(LUXEMBOURG) – EU agricultural funding destined for climate action has not contributed to reducing greenhouse gas emissions from farming, according to a special report published Tuesday by the European Court of Auditors.
Although over a quarter of all 2014-2020 EU agricultural spending – more than EUR 100 billion – was earmarked for climate change, greenhouse gas emissions from agriculture have not decreased since 2010. This is because most measures supported by the Common Agricultural Policy (CAP) have a low climate-mitigation potential, and the CAP does not incentivise the use of effective climate-friendly practices, according to the ECA’s report.
The auditors examined whether the 2014-2020 CAP supported climate mitigation practices with the potential to reduce greenhouse gas emissions from three key sources: livestock, chemical fertilisers and manure, and land use (cropland and grassland). They also analysed whether the CAP incentivised the uptake of effective mitigation practices better in the 2014-2020 period than it did in the 2007-2013 period.
Livestock emissions represent around half of emissions from agriculture; they have not decreased since 2010. These emissions are directly linked to the size of the livestock herd, and cattle cause two thirds of them. The share of emissions attributable to livestock rises further if the emissions from the production of animal feed (including imports) is taken into account. However, the CAP does not seek to limit livestock numbers; nor does it provide incentives to reduce them. CAP market measures include the promotion of animal products, consumption of which has not decreased since 2014; this contributes to maintaining greenhouse gas emissions rather than reducing them.
Emissions from chemical fertilisers and manure, which account for almost a third of agricultural emissions, increased between 2010 and 2018. The CAP has supported practices that may reduce the use of fertilisers, such as organic farming and cultivating grain legumes. However, these practices have an unclear impact on greenhouse gas emissions, according to the auditors. Instead, practices that are demonstrably more effective, such as precision farming methods that match fertiliser applications to crop needs, received little funding.

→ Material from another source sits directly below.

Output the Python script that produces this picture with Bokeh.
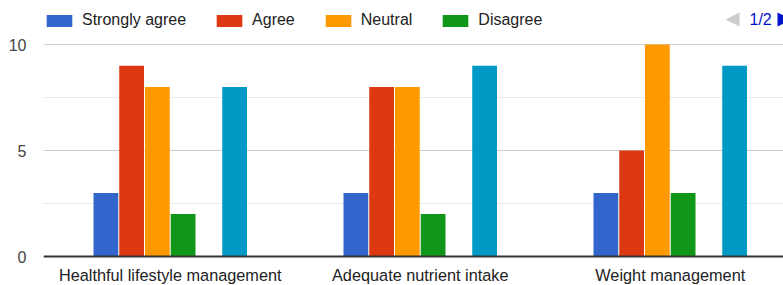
from bokeh.plotting import figure
from bokeh.models import Range1d, FixedTicker, Legend, LegendItem, PolyAnnotation, Label, ColumnDataSource, Span
from bokeh.core.properties import value
from bokeh.embed import file_html
from bokeh.resources import INLINE

# ---- data ----
categories = ["Healthful lifestyle management", "Adequate nutrient intake", "Weight management"]
series_names = ["Strongly agree", "Agree", "Neutral", "Disagree", "Strongly disagree", "Series 6"]
strongly_agree = [3, 3, 3]
agree = [9, 8, 5]
neutral = [8, 8, 10]
disagree = [2, 2, 3]
strongly_disagree = [0, 0, 0]   # legend page 2 (not visible)
series_6 = [8, 9, 9]            # legend page 2 (not visible)
colors = ["#3366cc", "#dc3912", "#ff9900", "#109618", "#990099", "#0099c6"]
y_ticks = [0, 5, 10]
y_minor = [2.5, 7.5]
legend_shown = 4

series_values = [strongly_agree, agree, neutral, disagree, strongly_disagree, series_6]

FONT = "Liberation Sans"
n_series = len(series_values)
group = 0.618
slot = group / n_series
gap = 1.0 / 250.0

# The frame fills the whole canvas height (legend and category labels are drawn
# inside it so nothing is clipped); value 10 sits at y=44px and 0 at y=256px.
px_per_unit = 21.2
p = figure(width=783, height=285,
           x_range=Range1d(-0.507, 2.453),
           y_range=Range1d(-29 / px_per_unit, 256 / px_per_unit),
           output_backend="svg", toolbar_location=None, x_axis_location=None,
           min_border_left=43, min_border_right=0,
           min_border_top=0, min_border_bottom=0)
p.outline_line_color = None
p.background_fill_color = "white"

renderers = []
for j, (vals, col) in enumerate(zip(series_values, colors)):
    xs = [i + (j - (n_series - 1) / 2) * slot for i in range(len(categories))]
    src = ColumnDataSource(dict(x=xs, top=vals, cat=categories))
    r = p.vbar(x="x", top="top", bottom=0, width=slot - gap, source=src,
               fill_color=col, line_color=None)
    renderers.append(r)

# y axis and grid
p.yaxis.ticker = FixedTicker(ticks=y_ticks, minor_ticks=y_minor)
p.ygrid.ticker = FixedTicker(ticks=y_ticks, minor_ticks=y_minor)
p.ygrid.grid_line_color = "#cccccc"
p.ygrid.minor_grid_line_color = "#ebebeb"
p.xgrid.grid_line_color = None
p.yaxis.axis_line_color = None
p.yaxis.major_tick_line_color = None
p.yaxis.minor_tick_line_color = None
p.yaxis.major_tick_out = 0
p.yaxis.minor_tick_out = 0
p.yaxis.major_label_text_font = FONT
p.yaxis.major_label_text_font_size = "16px"
p.yaxis.major_label_text_color = "#444444"
p.yaxis.major_label_standoff = 17

# baseline
p.add_layout(Span(location=0, dimension="width", line_color="#333333", line_width=2))

# category labels under the baseline
cat_src = ColumnDataSource(dict(x=list(range(len(categories))), y=[0] * len(categories), text=categories))
p.text(x="x", y="y", text="text", source=cat_src, y_offset=18,
       text_align="center", text_baseline="alphabetic",
       text_font=value(FONT), text_font_size="16.3px", text_color="#222222")

# legend (page 1 of 2)
items = [LegendItem(label=series_names[k], renderers=[renderers[k]]) for k in range(legend_shown)]
legend = Legend(items=items, orientation="horizontal", location=(0, 256),
                glyph_width=32, glyph_height=15, label_standoff=7, spacing=27,
                padding=0, margin=0, border_line_color=None, background_fill_alpha=0,
                label_text_font=FONT, label_text_font_size="16px",
                label_text_color="#222222")
p.add_layout(legend, "center")

# legend paging indicator
left_tri = PolyAnnotation(xs=[696, 696, 682], ys=[259, 273, 266],
                          xs_units="screen", ys_units="screen",
                          fill_color="#cccccc", fill_alpha=1, line_color=None)
right_tri = PolyAnnotation(xs=[734, 734, 748], ys=[259, 273, 266],
                           xs_units="screen", ys_units="screen",
                           fill_color="#0011cc", fill_alpha=1, line_color=None)
p.add_layout(left_tri)
p.add_layout(right_tri)
page_lbl = Label(x=706, y=266, x_units="screen", y_units="screen", text="1/2",
                 text_font=FONT, text_font_size="16px", text_color="#0011cc",
                 text_baseline="middle")
p.add_layout(page_lbl)

open("out.html", "w").write(file_html(p, INLINE))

The CAP supports climate-unfriendly practices, for example by paying farmers who cultivate drained peatlands, which represent less than 2 % of EU farmland but which emit 20 % of EU agricultural greenhouse gases. Rural development funds could have been used for the restoration of these peatlands, but this was rarely done. Support under the CAP for carbon sequestration measures such as afforestation, agroforestry and the conversion of arable land to grassland has not increased compared to the 2007-2013 period. EU law does not currently apply a polluter-pays principle to greenhouse gas emissions from agriculture.
Finally, the auditors note that cross-compliance rules and rural development measures changed little compared to the previous period, despite the EU’s increased climate ambition. Although the greening scheme was supposed to enhance the environmental performance of the CAP, it did not incentivise farmers to adopt effective climate-friendly measures, and its impact on climate has been only marginal.
Food production is responsible for 26 % of global greenhouse gas emissions, and farming in particular the livestock sector is responsible for most of these emissions.
The EU’s 2021-2027 Common Agricultural Policy, which will involve around 387 billion in funding, is currently under negotiation at EU level. Once the new rules are agreed, Member States will implement them through “CAP Strategic Plans” designed at national level and monitored by the European Commission. Under the current rules, each Member State decides whether or not its farming sector will contribute to reducing agricultural emissions.